03/01/2026
Three years ago today I was standing in front of this historic fresco — The Last Supper with my dear friend Irina
Inevitably you know the masterpiece Painted by Leonardo da Vinci in 1495–1498, but do you know that it has endured more than most of us ever will.
One of the most remarkable things about this fresco is not just the artistry — it is what it survived.
During World War II, bombs fell around the monastery that housed it. The building collapsed. The refectory walls were reduced to rubble.
But in an act of fierce preservation, workers had built a protective brick wall around the painting.
When the dust settled, the monastery was gone.
The fresco remained.
As war rips across parts of our world today, I think about the masterpieces — artistic, cultural, human — that may not be shielded. The stories buried beneath debris. The beauty that may never be restored.
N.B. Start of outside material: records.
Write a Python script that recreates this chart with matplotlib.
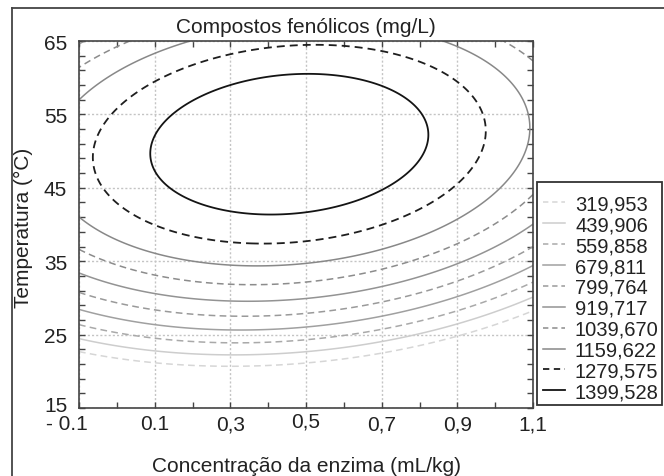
import numpy as np
import matplotlib.pyplot as plt
from matplotlib.lines import Line2D
from matplotlib.patches import Rectangle
from matplotlib.transforms import ScaledTranslation

plt.rcParams['font.family'] = ['Liberation Sans', 'DejaVu Sans']

# niveis das curvas e legenda
niveis = [319.953, 439.906, 559.858, 679.811, 799.764, 919.717,
          1039.670, 1159.622, 1279.575, 1399.528]
rotulos = ['319,953', '439,906', '559,858', '679,811', '799,764', '919,717',
           '1039,670', '1159,622', '1279,575', '1399,528']
cores = ['#d6d6d6', '#cdcdcd', '#a9a9a9', '#a0a0a0', '#9a9a9a', '#939393',
         '#8c8c8c', '#888888', '#1e1e1e', '#141414']
tracejado = [True, False, True, False, True, False, True, False, True, False]

# eixos
xticks = [-0.1, 0.1, 0.3, 0.5, 0.7, 0.9, 1.1]
xticklabels = ['- 0.1', '0.1', '0,3', '0,5', '0,7', '0,9', '1,1']
yticks = [15, 25, 35, 45, 55, 65]

# pontos lidos sobre as curvas: enzima (mL/kg), temperatura (C), nivel
pt_enzima = [
    0.088, 0.10, 0.10, 0.149, 0.136, 0.50, 0.40, 0.50, 0.806, 0.709, 0.819,
    -0.066, -0.027, -0.04, 0.1, 0.1, 0.3, 0.5, 0.7, 0.9, 0.967, 0.97, 0.916, 0.3, 0.48, 0.7,
    -0.1, 0.215, 0.88, 1.09, 1.03, -0.1, 0.1, 0.3, 0.48, 0.7, 0.854, 0.9, 0.986,
    -0.1, 0.02, 1.05, 1.1, -0.1, 0.1, 0.3, 0.48, 0.7, 0.854, 0.9, 1.1,
    -0.1, 0.1, 0.3, 0.48, 0.7, 0.854, 0.9, 1.1,
    -0.1, 0.1, 0.3, 0.48, 0.7, 0.854, 0.9, 1.1,
    -0.1, 0.1, 0.3, 0.48, 0.7, 0.854, 0.9, 1.1,
    -0.1, 0.1, 0.3, 0.48, 0.7, 0.854, 0.9, 1.1,
    -0.1, 0.1, 0.3, 0.48, 0.7, 0.854, 0.9, 1.1,
    -0.1, 0.1, 0.3, 0.48, 0.7, 0.854, 0.9, 1.1,
]
pt_temp = [
    49.4, 52.1, 46.2, 55, 45, 60.5, 41.7, 41.9, 55, 45, 52.6,
    49.6, 55, 45, 59.45, 40.07, 63.2, 64.3, 62.8, 58.9, 55, 52.6, 45, 37.6, 37.8, 39.8,
    56.9, 65, 65, 55, 45, 40.8, 36.0, 34.5, 34.7, 36.7, 39.4, 40.5, 43.5,
    61.3, 65, 65, 61.6, 36.6, 33.3, 31.9, 31.9, 33.3, 36.9, 37.8, 43.5,
    33.3, 31.0, 29.6, 29.75, 30.8, 34.4, 35.1, 40.3,
    30.8, 28.5, 27.7, 27.8, 29.2, 31.4, 32.1, 36.9,
    28.1, 26.7, 25.6, 26.0, 27.1, 29.3, 30.0, 34.6,
    26.3, 24.6, 24.0, 24.3, 25.6, 27.6, 28.3, 32.7,
    24.5, 22.8, 22.1, 22.6, 24.1, 25.9, 26.4, 30.1,
    22.8, 21.0, 20.6, 21.0, 22.6, 24.2, 24.85, 28.3,
]
pt_nivel = ([1399.528] * 11 + [1279.575] * 15 + [1159.622] * 13 + [1039.670] * 12
            + [919.717] * 8 + [799.764] * 8 + [679.811] * 8 + [559.858] * 8
            + [439.906] * 8 + [319.953] * 8)

# superficie de resposta (modelo quadratico ajustado aos pontos lidos)
x = np.array(pt_enzima)
t = np.array(pt_temp)
z = np.array(pt_nivel)
A = np.column_stack([np.ones_like(x), x, t, x ** 2, t ** 2, x * t])
b = np.linalg.lstsq(A, z, rcond=None)[0]
xg, tg = np.meshgrid(np.linspace(-0.1, 1.1, 400), np.linspace(15, 65, 400))
zg = b[0] + b[1] * xg + b[2] * tg + b[3] * xg ** 2 + b[4] * tg ** 2 + b[5] * xg * tg

W, H = 664, 477
fig = plt.figure(figsize=(W / 100, H / 100), dpi=100)
ax = fig.add_axes([79 / W, 1 - 409 / H, 454 / W, 367 / H])

estilos = [(0, (4.4, 2.8)) if d else 'solid' for d in tracejado]
larguras = [1.3 if c in ('#1e1e1e', '#141414') else 1.1 for c in cores]
ax.contour(xg, tg, zg, levels=niveis, colors=cores, linestyles=estilos,
           linewidths=larguras)

ax.set_xlim(-0.1, 1.1)
ax.set_ylim(15, 65)
ax.set_xticks(xticks)
ax.set_xticklabels(xticklabels)
ax.set_xticks(np.arange(0.0, 1.1, 0.2), minor=True)
ax.set_yticks(yticks)
ax.set_yticks(np.arange(17, 65, 2), minor=True)
ax.grid(True, which='major', color='#c4c4c4', linestyle=(0, (1.5, 1.5)), linewidth=1)
ax.tick_params(which='both', direction='in', top=True, right=True, length=4,
               width=1, color='#444444', labelsize=15, labelcolor='#222222')
ax.tick_params(axis='x', pad=4.5)
ax.tick_params(axis='y', pad=8.5)
for s in ax.spines.values():
    s.set_color('#444444')
    s.set_linewidth(1.2)

xl = ax.get_xticklabels()
xl[0].set_transform(xl[0].get_transform() + ScaledTranslation(-0.12, 0, fig.dpi_scale_trans))
xl[3].set_transform(xl[3].get_transform() + ScaledTranslation(0, 0.03, fig.dpi_scale_trans))
yl = ax.get_yticklabels()
yl[0].set_transform(yl[0].get_transform() + ScaledTranslation(0, 0.04, fig.dpi_scale_trans))

fig.text(305.5 / W, 1 - 33 / H, 'Compostos fenólicos (mg/L)', ha='center',
         va='baseline', fontsize=15, color='#222222')
fig.text(306 / W, 1 - 472 / H, 'Concentração da enzima (mL/kg)', ha='center',
         va='baseline', fontsize=15, color='#222222')
fig.text(23 / W, 1 - 228 / H, 'Temperatura (°C)', ha='center', va='center',
         rotation=90, fontsize=15, color='#222222')

# moldura externa
fig.add_artist(Line2D([12 / W, 12 / W], [0, 1 - 9 / H], color='#444444', lw=1.3))
fig.add_artist(Line2D([12 / W, 1], [1 - 9 / H, 1 - 9 / H], color='#444444', lw=1.3))

# legenda
fig.add_artist(Rectangle((537 / W, 1 - 406 / H), 125 / W, 223 / H, fill=False,
                         edgecolor='#333333', lw=1.3))
for i, rot in enumerate(rotulos):
    yc = 203.2 + i * 20.9
    ls = (0, (3.5, 2.5)) if tracejado[i] else 'solid'
    fig.add_artist(Line2D([543 / W, 565 / W], [1 - yc / H, 1 - yc / H], color=cores[i],
                          lw=larguras[i], linestyle=ls))
    fig.text(575 / W, 1 - (yc + 7.2) / H, rot, ha='left', va='baseline',
             fontsize=14.5, color='#222222')

fig.savefig('out.png', dpi=100)
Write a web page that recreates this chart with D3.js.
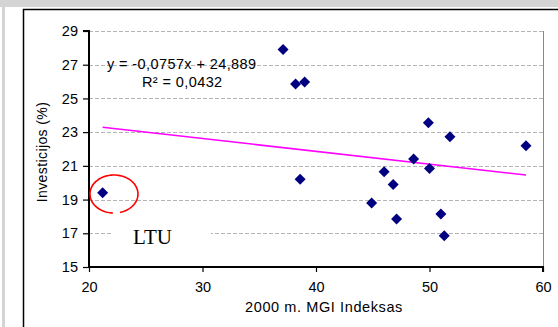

And I also think about what we choose to protect.
Most of us build walls around our fragile, egos walls that are brazen with graffiti loudly, making statements that defend our own narrative, but how do we protect what is truly valuable? How do we protect that aspect of us that has been with us since the beginning of time, the Soul?
What do we preserve at all costs?
What survives is a choice we make individually through the stories we tell, the recipes we pass down, the history we record in books. As we live and breathe in these uncertain times, as bombs and rockets light up the sky, we look to ask “what really matters most?”
This is humanity. The freedom to choose our stories.
This is one of the many reasons why I love art. Why Art for me creates a connection to the past and inspires a way forward in the future.